With more than a month of the waterfowl season already in the rearview mirror in Canada, hunters are encountering challenges in the prairie provinces, primarily due to the warm, dry conditions that continue to impact most of the region.
“I’ve been across all three prairie provinces this fall chasing birds, so I can offer some observations, including that these are the driest conditions I’ve seen in over 30 years,” reports Dr. Scott Stephens, Ducks Unlimited Canada’s director of regional operations for the Boreal and prairie regions.
Stephens says that duck abundance is down substantially in many areas due to drought and otherwise poor habitat conditions. Blue-winged teal have largely migrated south, but most other species are still around.
“The weather has been unseasonably warm with no frost across most areas, so there has been little in the way of weather to motivate migration,” Stephens says.
He has also observed that populations of both ducks and geese seem to be made up primarily of adult birds, which has made hunting tougher this fall.
“That trend will only be amplified as the migration moves south and the few young birds that are present continue to be removed from the migration,” Stephens says. “I was in western Saskatchewan with a group of friends hunting whitefronts and we shot 43 geese over three days and only three were juvenile birds. I also shot a whitefront banded as an adult that was at least 17 years old. They were tough birds to decoy.”

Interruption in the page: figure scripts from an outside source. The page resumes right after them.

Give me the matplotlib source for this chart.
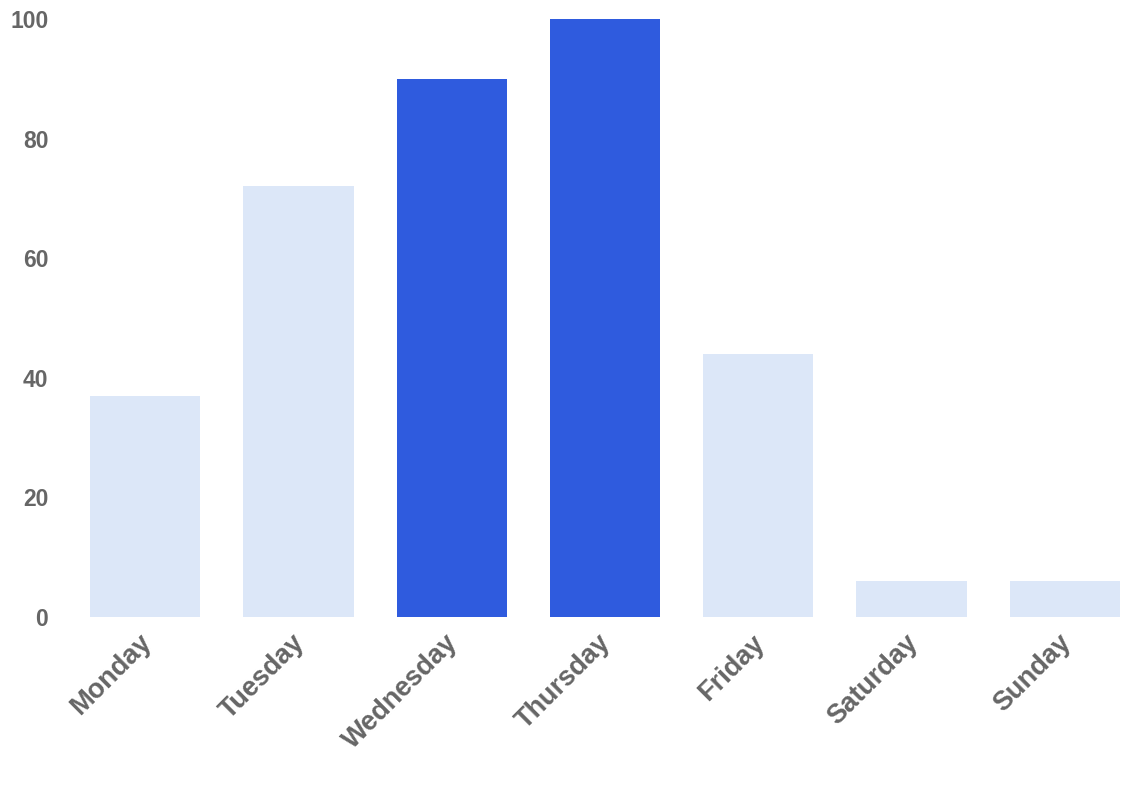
import matplotlib.pyplot as plt
import matplotlib.transforms as mtransforms
import numpy as np

days = ["Monday", "Tuesday", "Wednesday", "Thursday", "Friday", "Saturday", "Sunday"]
values = [37, 72, 90, 100, 44, 6, 6]
highlight = [False, False, True, True, False, False, False]
yticks = [0, 20, 40, 60, 80, 100]

light = "#dce7f8"
dark = "#2f5bde"
text_col = "#666666"

plt.rcParams["font.family"] = ["Liberation Sans", "DejaVu Sans"]

fig = plt.figure(figsize=(11.48, 8.0), dpi=100)
ax = fig.add_axes([90 / 1148, 183 / 800, 1030 / 1148, 598 / 800])

x = np.arange(len(days))
colors = [dark if h else light for h in highlight]
ax.bar(x, values, width=0.72, color=colors)

ax.set_xlim(-0.36, len(days) - 1 + 0.36)
ax.set_ylim(0, 100)
ax.set_yticks(yticks)
ax.set_yticklabels([str(v) for v in yticks], fontsize=16.5, fontweight="bold", color=text_col)
ax.set_xticks(x)
ax.set_xticklabels(days, rotation=45, ha="right", rotation_mode="anchor",
                   fontsize=19.5, fontweight="bold", color=text_col)
ax.tick_params(axis="y", length=0, pad=30)
ax.tick_params(axis="x", length=0, pad=9)
for s in ax.spines.values():
    s.set_visible(False)

# nudge rotated labels a bit left
shift = mtransforms.ScaledTranslation(-7 / 100, 0, fig.dpi_scale_trans)
for lbl in ax.get_xticklabels():
    lbl.set_transform(lbl.get_transform() + shift)

fig.savefig("out.png", dpi=100)
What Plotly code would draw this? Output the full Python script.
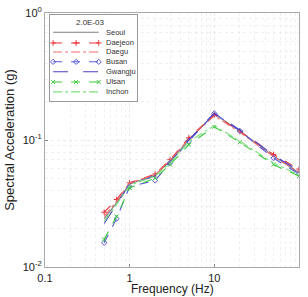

Terry Kostinec, DU director of development in Nebraska and South Dakota, recently completed an extended hunting trip to southwestern Saskatchewan. Like Stephens, Kostinec reports that the extremely dry conditions made for difficult hunting.
“It was hard to gauge any kind of migration because we saw so few ducks,” Kostinec says. “Conditions are very dry, and it was extremely warm, which I’m sure is holding up any movement of birds from the north.”
In addition to seeing relatively few ducks, Kostinec says that both dark and light geese have yet to appear in any great numbers in the southern portions of the province.
“One bright spot during our trip was the sandhill crane migration appeared to be progressing like normal,” Kostinec says.